= Data provided =
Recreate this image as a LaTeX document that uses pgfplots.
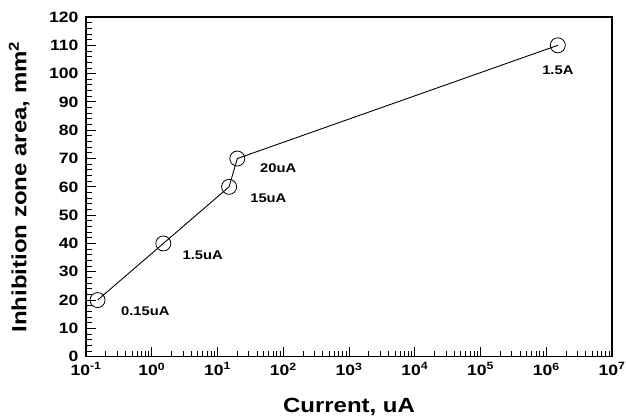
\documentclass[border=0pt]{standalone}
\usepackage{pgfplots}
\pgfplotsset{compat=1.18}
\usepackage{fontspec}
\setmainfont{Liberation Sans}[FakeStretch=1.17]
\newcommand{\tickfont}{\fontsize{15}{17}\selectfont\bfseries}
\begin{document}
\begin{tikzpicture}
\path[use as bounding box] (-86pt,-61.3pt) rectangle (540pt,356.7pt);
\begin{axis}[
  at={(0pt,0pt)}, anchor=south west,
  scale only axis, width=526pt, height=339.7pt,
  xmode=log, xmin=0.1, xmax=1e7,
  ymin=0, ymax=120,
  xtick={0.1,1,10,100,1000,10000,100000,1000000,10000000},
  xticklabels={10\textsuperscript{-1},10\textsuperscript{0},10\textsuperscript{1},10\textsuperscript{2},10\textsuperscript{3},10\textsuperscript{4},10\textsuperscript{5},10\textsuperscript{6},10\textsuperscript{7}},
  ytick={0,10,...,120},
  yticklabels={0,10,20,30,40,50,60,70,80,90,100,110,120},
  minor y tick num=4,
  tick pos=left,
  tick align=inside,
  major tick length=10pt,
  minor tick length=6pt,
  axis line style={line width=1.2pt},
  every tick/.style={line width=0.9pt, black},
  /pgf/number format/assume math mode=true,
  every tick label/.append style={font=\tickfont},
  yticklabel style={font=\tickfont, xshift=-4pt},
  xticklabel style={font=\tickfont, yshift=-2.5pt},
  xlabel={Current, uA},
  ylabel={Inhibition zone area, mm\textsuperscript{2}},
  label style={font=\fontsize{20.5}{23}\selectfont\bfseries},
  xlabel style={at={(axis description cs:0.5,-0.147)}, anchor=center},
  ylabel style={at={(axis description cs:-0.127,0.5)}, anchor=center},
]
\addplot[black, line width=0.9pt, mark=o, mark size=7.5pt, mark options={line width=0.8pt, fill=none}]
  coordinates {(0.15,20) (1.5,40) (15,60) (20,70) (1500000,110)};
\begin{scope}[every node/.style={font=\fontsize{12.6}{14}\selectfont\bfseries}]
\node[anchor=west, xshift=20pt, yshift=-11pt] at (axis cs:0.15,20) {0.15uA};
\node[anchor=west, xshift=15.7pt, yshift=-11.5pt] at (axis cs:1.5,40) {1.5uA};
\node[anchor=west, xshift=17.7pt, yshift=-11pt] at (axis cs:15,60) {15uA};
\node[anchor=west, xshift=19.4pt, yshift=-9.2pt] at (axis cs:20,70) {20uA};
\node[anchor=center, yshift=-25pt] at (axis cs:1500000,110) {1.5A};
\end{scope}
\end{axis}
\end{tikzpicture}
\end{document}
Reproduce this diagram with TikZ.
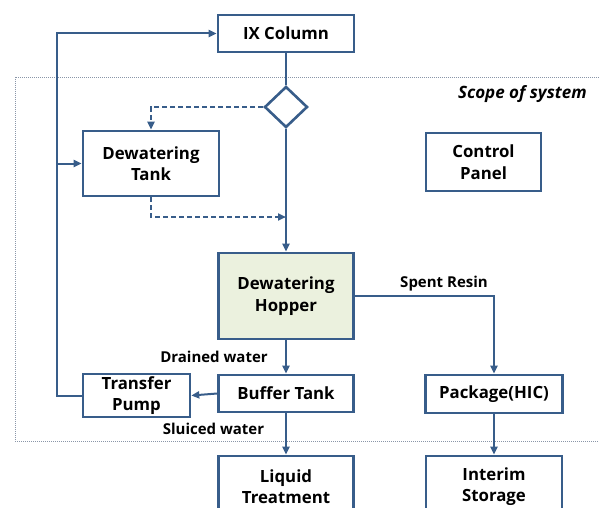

= Aim =
Each record should be quoted exactly, with the images omitted.

= Task solution =
Recreate this image as a LaTeX document that uses pgfplots.
\documentclass[border=0pt]{standalone}
\usepackage{pgfplots}
\pgfplotsset{compat=1.18}
\usepackage{fontspec}
\setmainfont{Liberation Sans}[FakeStretch=1.17]
\newcommand{\tickfont}{\fontsize{15}{17}\selectfont\bfseries}
\begin{document}
\begin{tikzpicture}
\path[use as bounding box] (-86pt,-61.3pt) rectangle (540pt,356.7pt);
\begin{axis}[
  at={(0pt,0pt)}, anchor=south west,
  scale only axis, width=526pt, height=339.7pt,
  xmode=log, xmin=0.1, xmax=1e7,
  ymin=0, ymax=120,
  xtick={0.1,1,10,100,1000,10000,100000,1000000,10000000},
  xticklabels={10\textsuperscript{-1},10\textsuperscript{0},10\textsuperscript{1},10\textsuperscript{2},10\textsuperscript{3},10\textsuperscript{4},10\textsuperscript{5},10\textsuperscript{6},10\textsuperscript{7}},
  ytick={0,10,...,120},
  yticklabels={0,10,20,30,40,50,60,70,80,90,100,110,120},
  minor y tick num=4,
  tick pos=left,
  tick align=inside,
  major tick length=10pt,
  minor tick length=6pt,
  axis line style={line width=1.2pt},
  every tick/.style={line width=0.9pt, black},
  /pgf/number format/assume math mode=true,
  every tick label/.append style={font=\tickfont},
  yticklabel style={font=\tickfont, xshift=-4pt},
  xticklabel style={font=\tickfont, yshift=-2.5pt},
  xlabel={Current, uA},
  ylabel={Inhibition zone area, mm\textsuperscript{2}},
  label style={font=\fontsize{20.5}{23}\selectfont\bfseries},
  xlabel style={at={(axis description cs:0.5,-0.147)}, anchor=center},
  ylabel style={at={(axis description cs:-0.127,0.5)}, anchor=center},
]
\addplot[black, line width=0.9pt, mark=o, mark size=7.5pt, mark options={line width=0.8pt, fill=none}]
  coordinates {(0.15,20) (1.5,40) (15,60) (20,70) (1500000,110)};
\begin{scope}[every node/.style={font=\fontsize{12.6}{14}\selectfont\bfseries}]
\node[anchor=west, xshift=20pt, yshift=-11pt] at (axis cs:0.15,20) {0.15uA};
\node[anchor=west, xshift=15.7pt, yshift=-11.5pt] at (axis cs:1.5,40) {1.5uA};
\node[anchor=west, xshift=17.7pt, yshift=-11pt] at (axis cs:15,60) {15uA};
\node[anchor=west, xshift=19.4pt, yshift=-9.2pt] at (axis cs:20,70) {20uA};
\node[anchor=center, yshift=-25pt] at (axis cs:1500000,110) {1.5A};
\end{scope}
\end{axis}
\end{tikzpicture}
\end{document}
Reproduce this diagram with TikZ.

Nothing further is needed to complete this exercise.